I'm not trying to be an idiot here. In theory, I can't figure out why tax cuts would increase spending and improve the economy. Imagine, for instance, you sell computers. A tax cut allows people to buy more computers and you are happy with this. More orders means you need to hire more staff and can spend a bit more on Christmas presents for the kids, etc. But, should not the same principle apply regardless of who is buying your computers. For instance, imagine that the school system wants to buy a bunch of computers for their students. This is state spending. Now, if you own the computer shop, what do you care who buys your computers. It makes no difference to your bottom line whether I buy them as a private citizen or the school board buys them. In each case you have more sales and the amount of money you've earned is the same. It seems to me that if consumer spending is to have a positive effect on the economy, that spending must be greater then the amount that would have been spent by the state because the state cannot spend money it does not have. If you cut taxes -- to increase consumer spending -- then the level of state expenditures will go down.

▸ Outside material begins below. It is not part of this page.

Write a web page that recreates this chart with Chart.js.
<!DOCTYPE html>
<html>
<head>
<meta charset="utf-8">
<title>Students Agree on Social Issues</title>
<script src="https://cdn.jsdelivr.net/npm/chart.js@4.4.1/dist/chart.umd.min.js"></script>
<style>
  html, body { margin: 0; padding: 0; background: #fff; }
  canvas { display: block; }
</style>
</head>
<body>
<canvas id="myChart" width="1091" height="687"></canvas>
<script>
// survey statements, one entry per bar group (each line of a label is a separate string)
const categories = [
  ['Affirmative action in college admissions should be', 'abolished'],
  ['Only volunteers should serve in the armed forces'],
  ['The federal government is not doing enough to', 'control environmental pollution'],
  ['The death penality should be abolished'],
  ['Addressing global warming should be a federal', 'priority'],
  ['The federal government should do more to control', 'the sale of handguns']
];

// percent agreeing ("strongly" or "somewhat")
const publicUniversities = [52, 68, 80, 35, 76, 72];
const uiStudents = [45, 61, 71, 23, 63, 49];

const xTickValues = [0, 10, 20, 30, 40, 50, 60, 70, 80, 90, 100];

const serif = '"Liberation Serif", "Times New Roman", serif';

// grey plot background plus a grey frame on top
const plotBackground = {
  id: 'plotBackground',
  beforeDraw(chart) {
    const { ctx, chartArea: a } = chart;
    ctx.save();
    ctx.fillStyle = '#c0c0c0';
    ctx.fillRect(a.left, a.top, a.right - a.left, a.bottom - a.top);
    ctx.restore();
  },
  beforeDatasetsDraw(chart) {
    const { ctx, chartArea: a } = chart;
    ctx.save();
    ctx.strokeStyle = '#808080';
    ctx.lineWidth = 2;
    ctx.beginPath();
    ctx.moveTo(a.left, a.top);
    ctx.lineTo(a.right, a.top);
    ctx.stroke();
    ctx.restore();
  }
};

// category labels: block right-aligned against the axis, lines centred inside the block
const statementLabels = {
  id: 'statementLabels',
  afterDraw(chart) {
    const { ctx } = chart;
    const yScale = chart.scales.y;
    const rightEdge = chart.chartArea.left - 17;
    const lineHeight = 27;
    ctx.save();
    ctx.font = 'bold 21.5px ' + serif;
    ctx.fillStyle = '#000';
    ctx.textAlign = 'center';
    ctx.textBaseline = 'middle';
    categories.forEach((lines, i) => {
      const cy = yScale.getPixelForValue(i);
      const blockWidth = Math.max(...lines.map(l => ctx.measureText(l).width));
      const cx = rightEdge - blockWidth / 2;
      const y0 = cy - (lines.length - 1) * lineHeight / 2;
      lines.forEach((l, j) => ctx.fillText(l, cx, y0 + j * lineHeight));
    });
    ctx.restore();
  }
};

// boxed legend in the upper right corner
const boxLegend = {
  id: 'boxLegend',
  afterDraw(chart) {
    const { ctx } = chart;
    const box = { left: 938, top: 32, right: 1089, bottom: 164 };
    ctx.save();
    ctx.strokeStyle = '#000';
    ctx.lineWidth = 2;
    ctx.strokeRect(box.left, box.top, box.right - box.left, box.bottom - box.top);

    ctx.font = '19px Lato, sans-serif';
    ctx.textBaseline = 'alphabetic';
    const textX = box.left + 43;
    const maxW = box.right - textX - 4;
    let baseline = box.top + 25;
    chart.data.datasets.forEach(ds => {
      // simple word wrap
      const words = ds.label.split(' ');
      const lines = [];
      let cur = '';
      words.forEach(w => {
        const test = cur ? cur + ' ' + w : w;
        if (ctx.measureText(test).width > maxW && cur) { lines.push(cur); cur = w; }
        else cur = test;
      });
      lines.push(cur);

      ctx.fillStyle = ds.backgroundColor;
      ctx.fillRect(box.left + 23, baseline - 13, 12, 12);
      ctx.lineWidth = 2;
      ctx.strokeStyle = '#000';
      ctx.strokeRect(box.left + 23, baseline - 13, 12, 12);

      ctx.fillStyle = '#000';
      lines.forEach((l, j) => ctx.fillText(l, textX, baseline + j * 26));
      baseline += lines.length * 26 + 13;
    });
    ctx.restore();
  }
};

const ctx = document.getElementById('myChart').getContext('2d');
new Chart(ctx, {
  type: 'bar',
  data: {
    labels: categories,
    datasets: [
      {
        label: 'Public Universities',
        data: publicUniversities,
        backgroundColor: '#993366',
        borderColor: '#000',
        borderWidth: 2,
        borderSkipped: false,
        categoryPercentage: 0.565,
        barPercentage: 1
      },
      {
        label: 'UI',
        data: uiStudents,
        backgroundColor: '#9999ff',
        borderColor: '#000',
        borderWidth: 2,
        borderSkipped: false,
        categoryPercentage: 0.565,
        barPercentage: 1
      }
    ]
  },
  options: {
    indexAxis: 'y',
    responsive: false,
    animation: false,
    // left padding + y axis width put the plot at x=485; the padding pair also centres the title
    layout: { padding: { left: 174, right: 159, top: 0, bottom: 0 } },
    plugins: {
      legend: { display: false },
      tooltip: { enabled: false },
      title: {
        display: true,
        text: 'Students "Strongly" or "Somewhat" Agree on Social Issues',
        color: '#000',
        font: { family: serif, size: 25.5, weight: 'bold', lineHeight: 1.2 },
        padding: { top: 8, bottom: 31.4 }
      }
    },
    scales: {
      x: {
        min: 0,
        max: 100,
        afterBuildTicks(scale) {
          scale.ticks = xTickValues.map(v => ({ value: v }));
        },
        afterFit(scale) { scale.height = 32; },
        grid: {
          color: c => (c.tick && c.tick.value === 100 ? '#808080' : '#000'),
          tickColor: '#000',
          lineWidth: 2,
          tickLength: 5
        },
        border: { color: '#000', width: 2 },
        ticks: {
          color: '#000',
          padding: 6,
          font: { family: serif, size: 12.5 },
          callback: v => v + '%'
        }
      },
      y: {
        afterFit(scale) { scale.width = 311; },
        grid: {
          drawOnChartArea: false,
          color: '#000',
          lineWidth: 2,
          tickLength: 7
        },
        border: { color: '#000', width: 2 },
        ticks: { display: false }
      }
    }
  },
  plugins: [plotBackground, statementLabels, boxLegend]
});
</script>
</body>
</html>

Let me give you a really simple example. Let us imagine that I have an income of $1000.00 and I pay $100.00 in taxes. That gives me a total amount of money to spend that equals $900.00. The state takes the $100.00 from me and uses it for all kinds of things (including buying computers for schools and paying doctors). Now, imagine -- just as an example -- that I spend all my $900.00. This means that I have spend $900 but the $100 in taxes did not disappear. It was spent, too (on computers and doctors). Now, to continue this example, imagine that someone wants to decrease taxes to increase my income in order to stimulate the economy. So, I get a tax cut of $25. I now have $925 to spend. But, overall spending has not increased, has it? The state no longer has $100 to spend but $75 so the total level of spending is the same: $1000.00. In theory, then, a tax cut will not increase spending and so cannot stimulate the economy because the total amount of money being spent is exactly the same as before.

But, it could get worse, couldn't it. My model is really simple. What happens if we add in issues like saving (imagine I don't spend all my tax cut, then the total level of spending in society would actually decrease because I saved money!) or overseas investment: what happens to the Canadian economy if I take some of my money and invest in ... oh, I don't know ... oil in Russia. That might be good for Russia but how would it help Canada? In the case of saving or overseas investment, a tax cut could produce ironic effects, couldn't it. It could decrease overall spending and hence hurt the economy.

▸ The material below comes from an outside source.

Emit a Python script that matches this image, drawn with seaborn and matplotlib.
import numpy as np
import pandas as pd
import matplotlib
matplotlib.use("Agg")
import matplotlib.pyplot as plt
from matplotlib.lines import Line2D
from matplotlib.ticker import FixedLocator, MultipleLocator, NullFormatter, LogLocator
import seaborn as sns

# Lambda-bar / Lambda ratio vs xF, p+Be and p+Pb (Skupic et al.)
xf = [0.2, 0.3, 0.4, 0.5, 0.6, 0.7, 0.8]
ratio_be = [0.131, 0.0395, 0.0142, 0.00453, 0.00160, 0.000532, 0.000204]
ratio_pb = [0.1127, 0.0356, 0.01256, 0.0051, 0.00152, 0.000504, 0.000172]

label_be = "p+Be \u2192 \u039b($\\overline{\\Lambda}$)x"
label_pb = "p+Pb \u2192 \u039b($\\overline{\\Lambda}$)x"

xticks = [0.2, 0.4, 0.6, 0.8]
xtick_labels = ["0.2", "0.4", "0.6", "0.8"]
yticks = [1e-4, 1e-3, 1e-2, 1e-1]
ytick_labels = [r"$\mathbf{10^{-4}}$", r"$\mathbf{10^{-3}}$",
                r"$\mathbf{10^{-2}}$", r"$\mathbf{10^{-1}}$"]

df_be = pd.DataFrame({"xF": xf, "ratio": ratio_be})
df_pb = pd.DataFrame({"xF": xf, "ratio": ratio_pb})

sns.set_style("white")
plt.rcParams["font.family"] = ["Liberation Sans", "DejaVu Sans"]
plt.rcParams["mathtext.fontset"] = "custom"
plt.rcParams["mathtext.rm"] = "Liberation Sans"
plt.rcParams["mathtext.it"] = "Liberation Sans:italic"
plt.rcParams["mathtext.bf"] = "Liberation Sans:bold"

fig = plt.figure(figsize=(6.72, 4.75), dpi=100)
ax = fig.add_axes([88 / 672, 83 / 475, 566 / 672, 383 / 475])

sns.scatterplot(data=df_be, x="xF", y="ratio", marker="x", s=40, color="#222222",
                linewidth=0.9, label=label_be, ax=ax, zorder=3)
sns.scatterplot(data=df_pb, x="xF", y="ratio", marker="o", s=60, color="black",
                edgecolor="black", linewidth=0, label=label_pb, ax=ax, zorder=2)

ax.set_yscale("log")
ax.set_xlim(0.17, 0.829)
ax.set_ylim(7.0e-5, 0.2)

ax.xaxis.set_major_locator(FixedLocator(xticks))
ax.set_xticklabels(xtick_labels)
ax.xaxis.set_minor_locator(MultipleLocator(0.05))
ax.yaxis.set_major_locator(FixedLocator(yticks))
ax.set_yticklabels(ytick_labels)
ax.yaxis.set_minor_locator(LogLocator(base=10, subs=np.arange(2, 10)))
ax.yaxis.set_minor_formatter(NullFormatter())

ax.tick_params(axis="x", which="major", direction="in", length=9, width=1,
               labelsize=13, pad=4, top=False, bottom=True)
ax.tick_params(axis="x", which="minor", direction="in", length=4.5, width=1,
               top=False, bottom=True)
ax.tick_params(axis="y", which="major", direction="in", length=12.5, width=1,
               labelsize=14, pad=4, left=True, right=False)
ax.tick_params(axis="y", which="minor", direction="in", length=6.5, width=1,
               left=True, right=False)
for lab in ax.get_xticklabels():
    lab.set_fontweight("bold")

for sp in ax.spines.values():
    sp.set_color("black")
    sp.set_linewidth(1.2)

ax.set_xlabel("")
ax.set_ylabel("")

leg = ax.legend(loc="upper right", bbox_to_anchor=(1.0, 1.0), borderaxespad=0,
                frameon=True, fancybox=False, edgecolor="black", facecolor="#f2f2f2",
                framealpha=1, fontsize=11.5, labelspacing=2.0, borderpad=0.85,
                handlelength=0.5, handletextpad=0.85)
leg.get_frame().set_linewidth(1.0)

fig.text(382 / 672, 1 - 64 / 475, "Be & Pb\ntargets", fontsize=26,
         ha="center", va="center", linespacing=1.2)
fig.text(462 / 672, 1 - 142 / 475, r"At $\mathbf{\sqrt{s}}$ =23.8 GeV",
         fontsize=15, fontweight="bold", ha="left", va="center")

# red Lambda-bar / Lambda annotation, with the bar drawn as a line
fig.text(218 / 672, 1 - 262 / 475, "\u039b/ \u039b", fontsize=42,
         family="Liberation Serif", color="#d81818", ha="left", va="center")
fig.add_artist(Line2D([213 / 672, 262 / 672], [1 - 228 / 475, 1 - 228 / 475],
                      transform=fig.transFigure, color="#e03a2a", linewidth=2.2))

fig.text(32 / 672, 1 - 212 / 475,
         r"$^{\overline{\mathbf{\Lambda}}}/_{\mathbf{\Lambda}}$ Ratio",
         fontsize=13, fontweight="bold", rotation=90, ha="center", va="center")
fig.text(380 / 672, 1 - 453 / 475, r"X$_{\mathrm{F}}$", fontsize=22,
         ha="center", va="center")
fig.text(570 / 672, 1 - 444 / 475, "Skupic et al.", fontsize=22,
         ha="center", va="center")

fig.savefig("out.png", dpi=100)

There are a range of other issues to consider as well. What about the inflation rate? If the tax cut increases my income by less then the inflation rate ... what is the overall effect?

In short, I cannot figure out why tax cuts would increase overall spending in the economy. Businesses don't care who buys their goods as long as someone buys them. The effect is the same regardless of whether Bob or I or Stephen Harper buys them.

Here is what I think. This argument - tax cuts will increase spending -- works because people assume state spending will remain constant. Instead of cutting spending when I got my tax cut to $75 dollars (laying off workers and hurting the businesses from whom they bought things), I think most people assume that the government will continue to spend as before. And, in the short term, this might be possible through borrowing. But, and here is the kicker, in the long term, it is just not possible.

There may be reasons to cut taxes. Nothing I have written indicates that a good argument to cut taxes cannot be made. It does suggest, however, that we need to think again about the standard rationale given for tax cuts because it just doesn't make sense.